Using the records below, copy exactly the part that opens with the line holding "Give me the matplotlib source for this chart." and closes with the line holding "69.0, 66.5, 63.5, 61.5, 60.2, 59.8, 59.8, 60.0]", minus the pictures.

%%

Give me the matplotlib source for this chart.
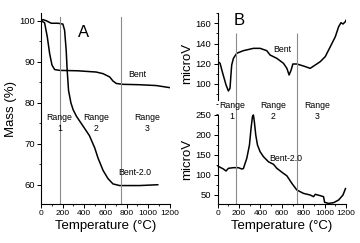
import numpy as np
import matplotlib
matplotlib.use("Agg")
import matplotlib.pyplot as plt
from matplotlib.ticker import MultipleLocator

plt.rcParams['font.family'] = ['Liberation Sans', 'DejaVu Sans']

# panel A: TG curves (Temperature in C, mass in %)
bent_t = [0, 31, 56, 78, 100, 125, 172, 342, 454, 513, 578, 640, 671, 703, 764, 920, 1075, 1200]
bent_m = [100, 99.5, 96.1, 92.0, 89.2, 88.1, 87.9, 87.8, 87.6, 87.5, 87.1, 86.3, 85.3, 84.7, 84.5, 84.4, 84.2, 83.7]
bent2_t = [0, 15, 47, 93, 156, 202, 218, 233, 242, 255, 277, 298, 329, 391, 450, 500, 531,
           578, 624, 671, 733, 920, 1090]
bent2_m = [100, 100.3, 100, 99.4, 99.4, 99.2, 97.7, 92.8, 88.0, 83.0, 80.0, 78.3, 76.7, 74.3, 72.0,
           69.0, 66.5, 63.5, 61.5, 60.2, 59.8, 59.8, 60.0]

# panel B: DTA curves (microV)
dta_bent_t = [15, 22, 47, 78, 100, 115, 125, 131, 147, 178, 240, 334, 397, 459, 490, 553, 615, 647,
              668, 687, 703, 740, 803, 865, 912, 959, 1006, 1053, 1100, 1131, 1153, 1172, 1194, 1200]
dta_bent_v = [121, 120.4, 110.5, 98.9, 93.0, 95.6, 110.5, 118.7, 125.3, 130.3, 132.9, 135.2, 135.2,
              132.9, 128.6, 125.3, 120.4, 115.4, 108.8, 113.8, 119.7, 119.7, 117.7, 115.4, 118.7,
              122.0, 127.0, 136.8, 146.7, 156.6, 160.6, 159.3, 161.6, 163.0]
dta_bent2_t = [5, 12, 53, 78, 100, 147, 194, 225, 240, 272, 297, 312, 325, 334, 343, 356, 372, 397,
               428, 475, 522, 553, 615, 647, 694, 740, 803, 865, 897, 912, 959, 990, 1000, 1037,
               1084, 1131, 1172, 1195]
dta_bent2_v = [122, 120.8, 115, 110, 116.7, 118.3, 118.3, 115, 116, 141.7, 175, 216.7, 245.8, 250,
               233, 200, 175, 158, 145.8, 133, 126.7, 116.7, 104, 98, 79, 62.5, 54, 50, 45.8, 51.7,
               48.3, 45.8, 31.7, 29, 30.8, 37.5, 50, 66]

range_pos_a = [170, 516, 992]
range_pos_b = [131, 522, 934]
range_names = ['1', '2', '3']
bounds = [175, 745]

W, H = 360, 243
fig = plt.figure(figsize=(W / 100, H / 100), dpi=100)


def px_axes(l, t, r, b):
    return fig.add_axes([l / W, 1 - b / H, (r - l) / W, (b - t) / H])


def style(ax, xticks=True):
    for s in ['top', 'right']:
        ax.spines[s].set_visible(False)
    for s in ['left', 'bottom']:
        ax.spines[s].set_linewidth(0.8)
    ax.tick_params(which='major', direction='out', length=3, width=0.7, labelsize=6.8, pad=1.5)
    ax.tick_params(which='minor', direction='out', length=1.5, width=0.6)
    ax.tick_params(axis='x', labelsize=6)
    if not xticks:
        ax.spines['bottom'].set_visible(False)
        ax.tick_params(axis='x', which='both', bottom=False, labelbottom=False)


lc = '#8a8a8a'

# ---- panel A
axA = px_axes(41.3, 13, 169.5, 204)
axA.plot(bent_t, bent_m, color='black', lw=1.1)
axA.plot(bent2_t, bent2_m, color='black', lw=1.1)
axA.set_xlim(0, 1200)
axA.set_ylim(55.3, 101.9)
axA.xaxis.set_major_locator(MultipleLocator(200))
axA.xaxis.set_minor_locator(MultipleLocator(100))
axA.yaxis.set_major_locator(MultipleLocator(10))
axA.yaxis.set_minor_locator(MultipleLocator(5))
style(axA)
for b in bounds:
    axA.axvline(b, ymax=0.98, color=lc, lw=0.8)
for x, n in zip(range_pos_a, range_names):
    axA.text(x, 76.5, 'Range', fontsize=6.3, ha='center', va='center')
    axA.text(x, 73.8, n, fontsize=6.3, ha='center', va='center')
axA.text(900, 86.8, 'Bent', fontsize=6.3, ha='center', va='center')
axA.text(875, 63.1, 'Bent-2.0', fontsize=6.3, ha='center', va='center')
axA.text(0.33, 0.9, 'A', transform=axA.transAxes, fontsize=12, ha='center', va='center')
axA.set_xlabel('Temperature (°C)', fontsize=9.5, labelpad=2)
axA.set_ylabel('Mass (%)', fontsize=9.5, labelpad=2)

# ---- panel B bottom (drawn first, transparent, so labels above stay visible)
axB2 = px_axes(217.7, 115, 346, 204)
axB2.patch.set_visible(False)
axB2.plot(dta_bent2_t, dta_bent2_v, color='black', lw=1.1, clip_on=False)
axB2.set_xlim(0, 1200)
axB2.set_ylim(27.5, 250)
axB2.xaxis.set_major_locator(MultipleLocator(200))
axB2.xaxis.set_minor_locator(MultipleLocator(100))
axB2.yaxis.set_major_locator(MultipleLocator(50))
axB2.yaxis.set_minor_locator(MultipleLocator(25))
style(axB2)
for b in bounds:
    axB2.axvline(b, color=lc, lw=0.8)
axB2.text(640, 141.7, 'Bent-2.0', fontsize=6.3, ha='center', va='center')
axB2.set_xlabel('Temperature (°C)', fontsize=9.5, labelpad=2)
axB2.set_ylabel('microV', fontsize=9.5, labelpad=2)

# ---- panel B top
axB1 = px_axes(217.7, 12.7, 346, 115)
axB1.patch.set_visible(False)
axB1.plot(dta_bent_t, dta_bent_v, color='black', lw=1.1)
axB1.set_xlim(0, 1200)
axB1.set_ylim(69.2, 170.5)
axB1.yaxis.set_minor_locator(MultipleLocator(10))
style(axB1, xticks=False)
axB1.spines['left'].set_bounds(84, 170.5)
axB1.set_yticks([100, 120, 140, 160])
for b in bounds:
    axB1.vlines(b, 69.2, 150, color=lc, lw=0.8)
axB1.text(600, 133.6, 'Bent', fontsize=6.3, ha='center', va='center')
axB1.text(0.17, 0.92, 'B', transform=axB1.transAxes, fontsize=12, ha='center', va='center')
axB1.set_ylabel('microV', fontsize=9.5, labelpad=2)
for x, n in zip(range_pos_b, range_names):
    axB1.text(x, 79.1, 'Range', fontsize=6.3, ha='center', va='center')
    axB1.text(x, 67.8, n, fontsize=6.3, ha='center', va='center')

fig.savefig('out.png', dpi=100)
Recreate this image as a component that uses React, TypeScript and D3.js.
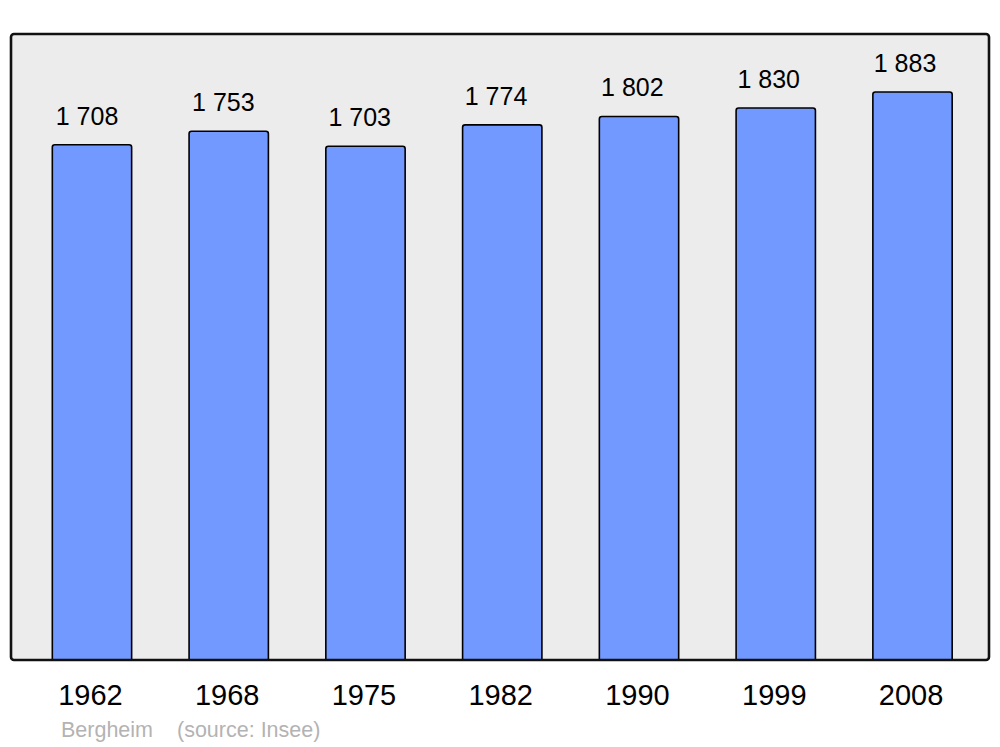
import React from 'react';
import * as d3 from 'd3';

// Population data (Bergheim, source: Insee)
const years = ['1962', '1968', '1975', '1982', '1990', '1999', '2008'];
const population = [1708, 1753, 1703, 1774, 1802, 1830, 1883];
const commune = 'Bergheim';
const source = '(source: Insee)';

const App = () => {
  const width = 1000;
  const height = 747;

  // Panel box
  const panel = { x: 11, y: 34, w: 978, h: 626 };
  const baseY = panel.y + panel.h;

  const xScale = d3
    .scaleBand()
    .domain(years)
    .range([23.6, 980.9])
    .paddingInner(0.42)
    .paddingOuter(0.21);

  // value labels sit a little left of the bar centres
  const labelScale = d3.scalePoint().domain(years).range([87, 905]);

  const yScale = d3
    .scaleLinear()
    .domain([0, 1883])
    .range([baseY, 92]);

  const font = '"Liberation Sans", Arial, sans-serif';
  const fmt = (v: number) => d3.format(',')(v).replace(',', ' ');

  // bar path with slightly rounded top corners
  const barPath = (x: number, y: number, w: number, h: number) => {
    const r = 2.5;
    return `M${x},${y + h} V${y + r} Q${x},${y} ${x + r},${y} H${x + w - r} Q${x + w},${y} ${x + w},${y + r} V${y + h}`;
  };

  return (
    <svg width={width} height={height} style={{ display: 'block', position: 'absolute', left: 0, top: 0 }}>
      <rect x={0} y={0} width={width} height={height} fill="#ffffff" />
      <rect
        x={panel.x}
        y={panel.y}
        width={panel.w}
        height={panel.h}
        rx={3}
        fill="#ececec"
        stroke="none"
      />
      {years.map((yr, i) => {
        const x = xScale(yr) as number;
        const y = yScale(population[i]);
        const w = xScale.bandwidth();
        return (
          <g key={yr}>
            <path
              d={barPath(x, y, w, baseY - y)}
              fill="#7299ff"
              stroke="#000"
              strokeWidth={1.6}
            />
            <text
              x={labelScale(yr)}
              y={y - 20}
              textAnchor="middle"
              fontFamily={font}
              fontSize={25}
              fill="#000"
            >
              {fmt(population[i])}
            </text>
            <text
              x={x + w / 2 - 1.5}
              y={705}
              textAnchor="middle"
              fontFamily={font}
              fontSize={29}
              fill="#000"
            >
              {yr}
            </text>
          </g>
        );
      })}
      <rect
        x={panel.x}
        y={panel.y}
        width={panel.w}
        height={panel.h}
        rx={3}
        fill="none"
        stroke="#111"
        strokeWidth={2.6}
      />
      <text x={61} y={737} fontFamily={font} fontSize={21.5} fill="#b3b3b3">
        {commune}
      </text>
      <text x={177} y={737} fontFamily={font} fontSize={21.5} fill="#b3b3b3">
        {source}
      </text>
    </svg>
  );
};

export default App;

%%
%%

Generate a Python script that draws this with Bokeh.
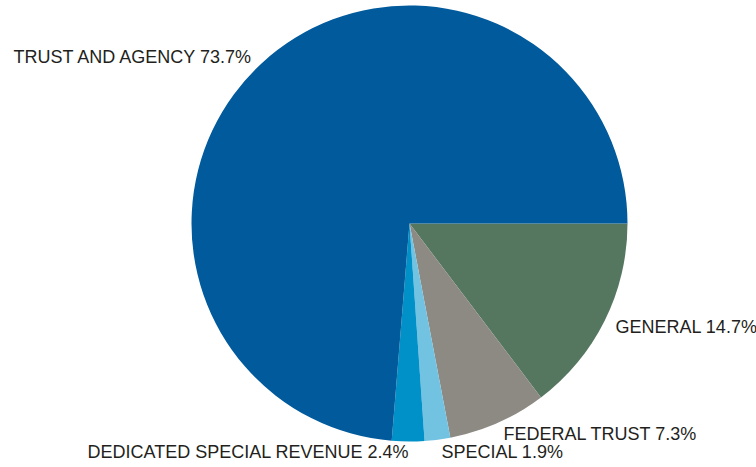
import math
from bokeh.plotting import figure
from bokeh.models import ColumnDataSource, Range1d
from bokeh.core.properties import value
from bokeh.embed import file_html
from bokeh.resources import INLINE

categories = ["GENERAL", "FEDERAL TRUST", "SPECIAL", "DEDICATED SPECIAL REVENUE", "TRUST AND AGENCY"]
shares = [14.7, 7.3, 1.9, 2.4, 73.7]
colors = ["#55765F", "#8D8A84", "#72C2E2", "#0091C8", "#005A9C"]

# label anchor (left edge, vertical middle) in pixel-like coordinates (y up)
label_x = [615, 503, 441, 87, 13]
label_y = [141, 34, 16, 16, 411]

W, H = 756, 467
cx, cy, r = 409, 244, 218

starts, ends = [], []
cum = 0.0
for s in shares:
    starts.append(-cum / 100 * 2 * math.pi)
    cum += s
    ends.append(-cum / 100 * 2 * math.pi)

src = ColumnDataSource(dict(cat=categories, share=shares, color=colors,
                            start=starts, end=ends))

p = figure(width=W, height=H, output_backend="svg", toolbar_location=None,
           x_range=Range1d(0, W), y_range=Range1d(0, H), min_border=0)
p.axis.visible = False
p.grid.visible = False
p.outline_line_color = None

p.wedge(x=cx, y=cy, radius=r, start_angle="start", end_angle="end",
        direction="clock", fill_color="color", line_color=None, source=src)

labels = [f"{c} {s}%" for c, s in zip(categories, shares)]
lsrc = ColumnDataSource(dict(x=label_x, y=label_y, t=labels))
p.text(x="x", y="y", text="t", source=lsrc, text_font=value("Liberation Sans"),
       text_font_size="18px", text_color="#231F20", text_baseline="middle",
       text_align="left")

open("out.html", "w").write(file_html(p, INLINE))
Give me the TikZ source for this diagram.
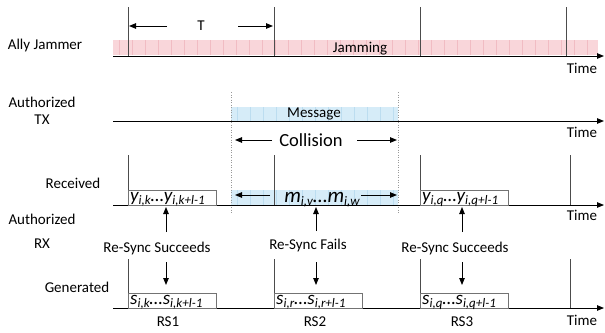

%%

» **FINAL RESULT**:
Give me the matplotlib source for this chart.
import numpy as np
import matplotlib
matplotlib.use("Agg")
import matplotlib.pyplot as plt
from matplotlib.ticker import MultipleLocator

plt.rcParams['font.family'] = ['Liberation Sans', 'DejaVu Sans']

# panel A: TG curves (Temperature in C, mass in %)
bent_t = [0, 31, 56, 78, 100, 125, 172, 342, 454, 513, 578, 640, 671, 703, 764, 920, 1075, 1200]
bent_m = [100, 99.5, 96.1, 92.0, 89.2, 88.1, 87.9, 87.8, 87.6, 87.5, 87.1, 86.3, 85.3, 84.7, 84.5, 84.4, 84.2, 83.7]
bent2_t = [0, 15, 47, 93, 156, 202, 218, 233, 242, 255, 277, 298, 329, 391, 450, 500, 531,
           578, 624, 671, 733, 920, 1090]
bent2_m = [100, 100.3, 100, 99.4, 99.4, 99.2, 97.7, 92.8, 88.0, 83.0, 80.0, 78.3, 76.7, 74.3, 72.0,
           69.0, 66.5, 63.5, 61.5, 60.2, 59.8, 59.8, 60.0]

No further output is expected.